Akan tetapi, Iblis la’natullah ‘alaih berusaha menggoda Adam ‘alaihissalam dan istrinya supaya memakan buah tersebut, yang akibatnya adalah terbukanya aurat mereka. Allah subhanahu wa ta’ala berfirman,

فَوَسۡوَسَ لَهُمَا ٱلشَّيۡطَٰنُ لِيُبۡدِيَ لَهُمَا مَا وُۥرِيَ عَنۡهُمَا مِن سَوۡءَٰتِهِمَا وَقَالَ مَا نَهَىٰكُمَا رَبُّكُمَا عَنۡ هَٰذِهِ ٱلشَّجَرَةِ إِلَّآ أَن تَكُونَا مَلَكَيۡنِ أَوۡ تَكُونَا مِنَ ٱلۡخَٰلِدِينَ ٢٠

 

“Kemudian, setan membisikkan pikiran jahat kepada mereka agar menampakkan aurat mereka (yang selama ini) tertutupi. (Setan) berkata, ‘Rabb kalian berdua melarang kalian berdua mendekati pohon ini hanyalah agar kalian berdua tidak menjadi malaikat atau tidak menjadi orang yang kekal (dalam surga).” (al-A’raf: 20)

Sampai detik ini, Iblis dan bala tentaranya terus berusaha agar anak Adam membuka auratnya. Sebab, disadari betul, betapa besar dampak keburukan membuka aurat, terutama di kalangan wanita. Bahkan, Rasulullah shalallahu ‘alaihi wassalam menjelaskan bahwa kehancuran Bani Israil disebabkan oleh godaan wanita.

فَاتَّقُوا الدُّنْيَا وَاتَّقُوا النِّسَاءَ فَإِنَّ أَوَّلَ فِتْنَةِ بَنِي إِسْرَائِيلَ كَانَتْ فِي النِّسَاءِ

“Berhati-hatilah terhadap dunia, dan berhati-hatilah dari kaum wanita. Sebab, musibah pertama yang menimpa Bani Israil disebabkan oleh wanita.” (HR. Muslim)

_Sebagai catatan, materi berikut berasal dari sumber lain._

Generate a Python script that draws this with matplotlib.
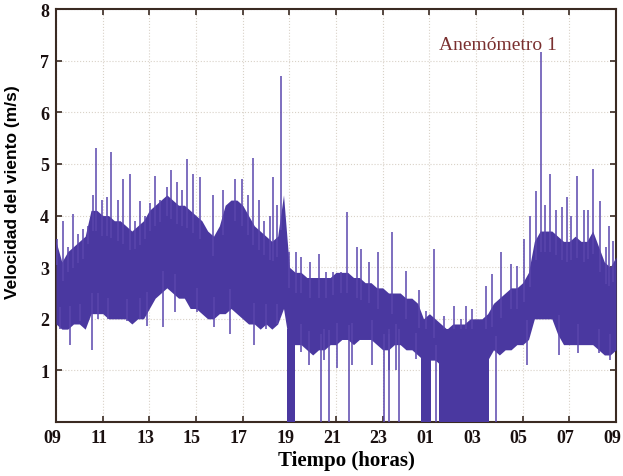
import matplotlib

matplotlib.use("Agg")
import matplotlib.pyplot as plt
import matplotlib.transforms as mtransforms
import numpy as np

# hours since 09:00, sampled every 15 min: solid body of the trace
hours = np.arange(0, 24.01, 0.25)
band_top = [
    3.5, 3.1, 3.3, 3.4, 3.5, 3.6, 4.1, 4.1, 4.0, 4.0, 3.9, 3.9,
    3.8, 3.7, 3.8, 3.9, 4.1, 4.2, 4.3, 4.4, 4.3, 4.2, 4.2, 4.1,
    4.0, 3.9, 3.7, 3.6, 3.8, 4.2, 4.3, 4.3, 4.2, 4.0, 3.8, 3.7,
    3.6, 3.5, 3.6, 4.4, 3.0, 2.9, 2.9, 2.8, 2.8, 2.8, 2.8, 2.8,
    2.9, 2.9, 2.9, 2.8, 2.8, 2.7, 2.7, 2.6, 2.6, 2.5, 2.5, 2.5,
    2.4, 2.4, 2.3, 2.0, 2.1, 2.0, 1.9, 1.8, 1.9, 1.9, 1.9, 2.0,
    2.0, 2.0, 2.1, 2.3, 2.4, 2.5, 2.6, 2.6, 2.7, 2.9, 3.5, 3.7,
    3.7, 3.7, 3.6, 3.5, 3.5, 3.6, 3.5, 3.5, 3.7, 3.4, 3.1, 3.0,
    3.2,
]
band_bottom = [
    1.9, 1.8, 1.8, 1.9, 1.9, 1.8, 2.1, 2.1, 2.1, 2.0, 2.0, 2.0,
    2.0, 1.9, 2.0, 2.0, 2.2, 2.4, 2.5, 2.6, 2.5, 2.4, 2.4, 2.2,
    2.2, 2.1, 2.0, 2.0, 2.1, 2.1, 2.2, 2.1, 2.0, 1.9, 1.9, 1.8,
    1.9, 1.8, 1.9, 2.2, 1.5, 1.5, 1.5, 1.4, 1.3, 1.4, 1.4, 1.5,
    1.5, 1.6, 1.6, 1.5, 1.6, 1.6, 1.6, 1.5, 1.4, 1.4, 1.5, 1.5,
    1.4, 1.4, 1.3, 1.2, 1.2, 1.2, 1.1, 1.1, 1.1, 1.1, 1.1, 1.1,
    1.1, 1.1, 1.2, 1.4, 1.3, 1.4, 1.4, 1.5, 1.5, 1.6, 2.0, 2.0,
    2.0, 2.0, 1.7, 1.5, 1.5, 1.5, 1.5, 1.5, 1.5, 1.4, 1.3, 1.3,
    1.4,
]

# gusts above the body (hour, m/s)
gust_hours = [
    0.04, 0.30, 0.51, 0.73, 0.94, 1.15, 1.37, 1.58, 1.71, 1.97, 2.18,
    2.35, 2.65, 2.86, 3.16, 3.38, 3.59, 3.80, 4.02, 4.23, 4.44, 4.74,
    4.91, 5.17, 5.38, 5.60, 5.85, 6.15, 6.71, 7.14, 7.65, 7.99, 8.21,
    8.46, 8.68, 8.93, 9.15, 9.32, 9.49, 9.66, 10.00, 10.30, 10.51, 10.90,
    11.28, 11.58, 11.88, 12.22, 12.48, 12.91, 13.08, 13.42, 13.80, 14.40,
    15.00, 15.56, 15.85, 16.20, 16.62, 17.05, 17.35, 17.56, 17.82, 18.42,
    18.68, 19.06, 19.49, 19.74, 20.04, 20.30, 20.56, 20.77, 20.94, 21.15,
    21.41, 21.67, 21.88, 22.09, 22.31, 22.61, 22.82, 23.03, 23.33, 23.55,
    23.68, 23.89,
]
gust_speed = [
    3.55, 3.9, 3.4, 4.03, 3.65, 3.74, 3.8, 4.4, 5.3, 4.3, 4.35,
    5.23, 4.3, 4.7, 4.8, 3.9, 4.28, 4.0, 4.25, 4.77, 4.3, 4.55,
    4.88, 4.65, 4.5, 5.1, 4.8, 4.75, 4.4, 4.5, 4.7, 4.7, 4.4,
    5.12, 4.3, 3.9, 4.0, 4.75, 4.2, 6.7, 3.3, 3.3, 3.2, 3.1,
    3.25, 2.9, 2.9, 2.9, 4.07, 3.4, 3.35, 3.1, 3.3, 3.68,
    2.93, 2.55, 2.15, 3.35, 2.05, 2.25, 2.0, 2.25, 2.19, 2.63,
    2.87, 3.3, 3.06, 3.02, 3.55, 4.0, 4.48, 7.17, 4.2, 4.8,
    4.1, 4.17, 4.36, 4.0, 4.77, 4.1, 4.1, 4.9, 4.28, 3.4,
    3.8, 3.5,
]

# short lulls below the body
lull_hours = [
    0.17, 0.60, 1.03, 1.54, 1.79, 2.22, 3.03, 3.59, 3.89, 4.57, 5.09,
    6.03, 6.79, 7.44, 8.50, 9.02, 9.49, 10.51, 10.85, 11.50, 12.05,
    12.69, 13.55, 14.27, 14.57, 15.43, 20.17, 21.54, 22.39, 23.25, 23.76,
]
lull_speed = [
    1.8, 1.5, 1.95, 1.4, 2.0, 2.0, 1.96, 2.0, 1.87, 1.84, 2.13,
    2.13, 1.85, 1.7, 1.5, 1.8, 1.9, 1.36, 1.1, 1.2, 1.05,
    1.1, 1.1, 1.0, 1.0, 1.23, 1.1, 1.3, 1.33, 1.33, 1.2,
]

# readings that fall to zero
zero_hours = [11.37, 11.71, 12.56, 14.06, 14.27, 14.70, 16.28, 18.85]
zero_blocks = [(9.91, 10.26), (15.64, 16.07), (16.41, 18.55)]

xtick_hours = list(range(0, 25, 2))
xtick_labels = ["09", "11", "13", "15", "17", "19", "21", "23", "01", "03", "05", "07", "09"]
ytick_values = [1, 2, 3, 4, 5, 6, 7, 8]

main = "#4a38a0"
spike = "#5a46ad"
frame = "#3a2a22"

plt.rcParams["font.family"] = ["Liberation Serif", "DejaVu Serif"]

fig = plt.figure(figsize=(6.23, 4.77), dpi=100)
ax = fig.add_axes([0.0899, 0.113, 0.8989, 0.866])

ax.fill_between(hours, band_bottom, band_top, color=main, linewidth=0, zorder=3)
# spikes start inside the body of the trace
gust_base = np.interp(gust_hours, hours, band_top) - 0.4
lull_base = np.interp(lull_hours, hours, band_bottom) + 0.4
zero_base = np.interp(zero_hours, hours, band_bottom) + 0.3
ax.vlines(gust_hours, gust_base, gust_speed, color=spike, linewidth=1.1, zorder=3)
ax.vlines(lull_hours, lull_speed, lull_base, color=spike, linewidth=1.1, zorder=3)
ax.vlines(zero_hours, 0, zero_base, color=spike, linewidth=1.1, zorder=3)
for start, end in zero_blocks:
    ax.bar(start, 1.8, width=end - start, bottom=0, align="edge", color=main, linewidth=0, zorder=3)

ax.set_xlim(0, 24)
ax.set_ylim(0, 8)
ax.set_xticks(xtick_hours)
ax.set_xticklabels(xtick_labels)
ax.set_yticks(ytick_values)
ax.grid(True, color="#d9d2c8", linestyle=":", linewidth=0.8, zorder=0)
ax.tick_params(direction="in", top=True, right=True, length=4, width=1.2, color=frame,
               labelsize=13, pad=5, labelcolor="#1a1010")
shift = mtransforms.ScaledTranslation(-4 / 100, 0, fig.dpi_scale_trans)
for lab in ax.get_xticklabels():
    lab.set_fontweight("bold")
    lab.set_transform(lab.get_transform() + shift)
for lab in ax.get_yticklabels():
    lab.set_fontweight("bold")
for sp in ax.spines.values():
    sp.set_color(frame)
    sp.set_linewidth(1.5)

ax.set_xlabel("Tiempo (horas)", fontsize=15, fontweight="bold")
ax.xaxis.set_label_coords(0.519, -0.068)
ax.set_ylabel("Velocidad del viento (m/s)", fontsize=12.5, fontweight="bold",
              family=["Liberation Sans", "DejaVu Sans"])
ax.yaxis.set_label_coords(-0.064, 0.56)
ax.text(0.79, 0.915, "Anemómetro 1", transform=ax.transAxes, ha="center", va="center",
        fontsize=14, color="#7a3030", zorder=4)

fig.savefig("out.png", dpi=100)
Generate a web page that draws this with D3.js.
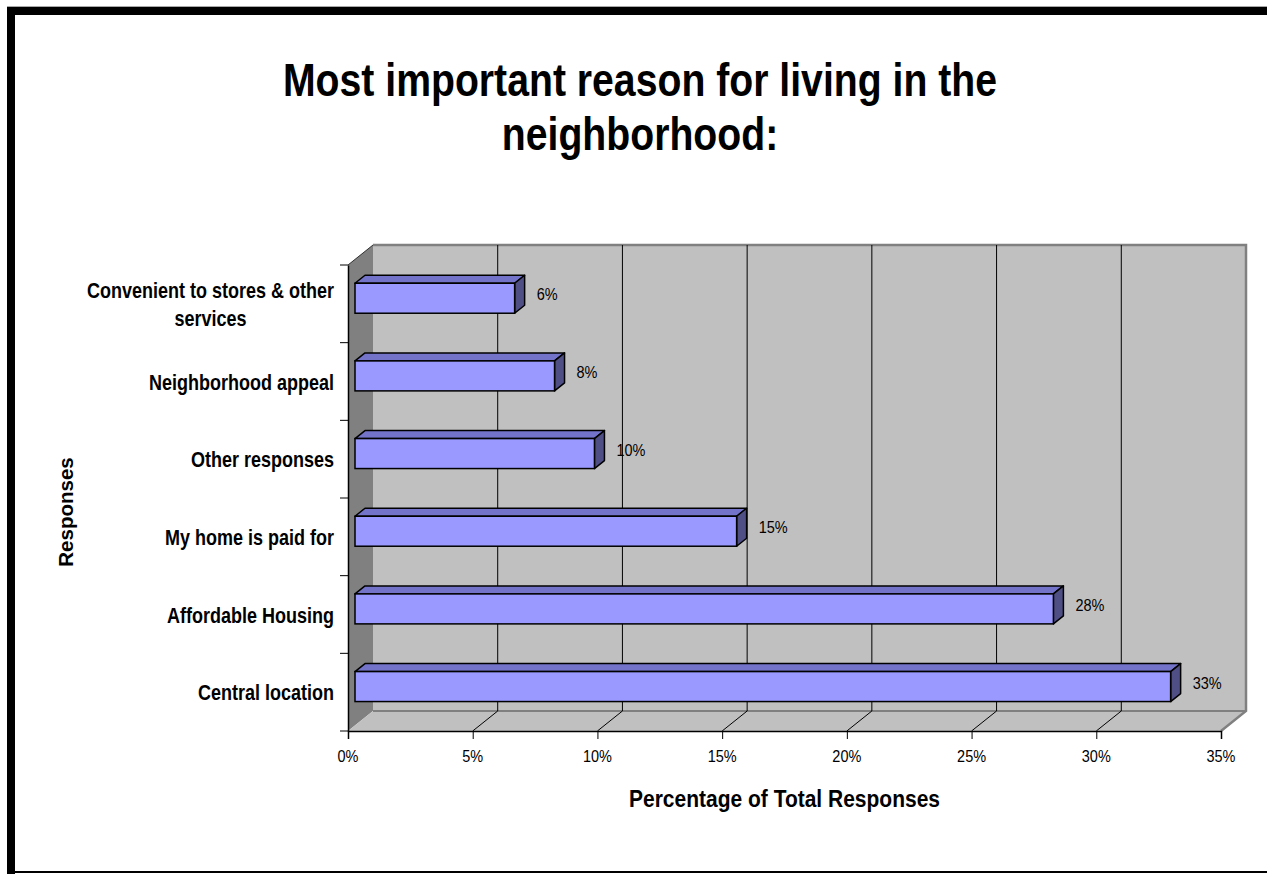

Oleh karena itu, kaum Yahudi—yang telah rusak moral mereka karena wanita—akan terus berupaya mengeluarkan para wanita muslimah dari rumah mereka dalam keadaan memperlihatkan kecantikan dan aurat. Tujuan mereka adalah menimbulkan kerusakan akhlak dan moralitas, memburukkan citra Islam, dan mengikis rasa malu. Selain itu, tersebarlah syahwat yang berakibat hancurnya pemuda muslim. Mereka lupa kepada Allah, lupa akan kehidupan akhirat, dan lupa dari membela agama mereka.

Sungguh, fenomena yang menyedihkan saat ini, para wanita sangat bangga memperlihatkan aurat mereka, tanpa rasa peduli. Mereka tidak merasa malu kepada Allah, apalagi kepada manusia. Boleh jadi rasa malu mereka sudah dicabut oleh Allah subhanahu wa ta’ala, wal ’iyadzu billah (kita berlindung kepada Allah).

Inilah musibah besar dan gelombang godaan yang menerpa kita, yaitu munculnya wanita-wanita yang enggan menutup aurat. Mereka berpakaian tetapi telanjang, menjadi cobaan bagi kaum lelaki.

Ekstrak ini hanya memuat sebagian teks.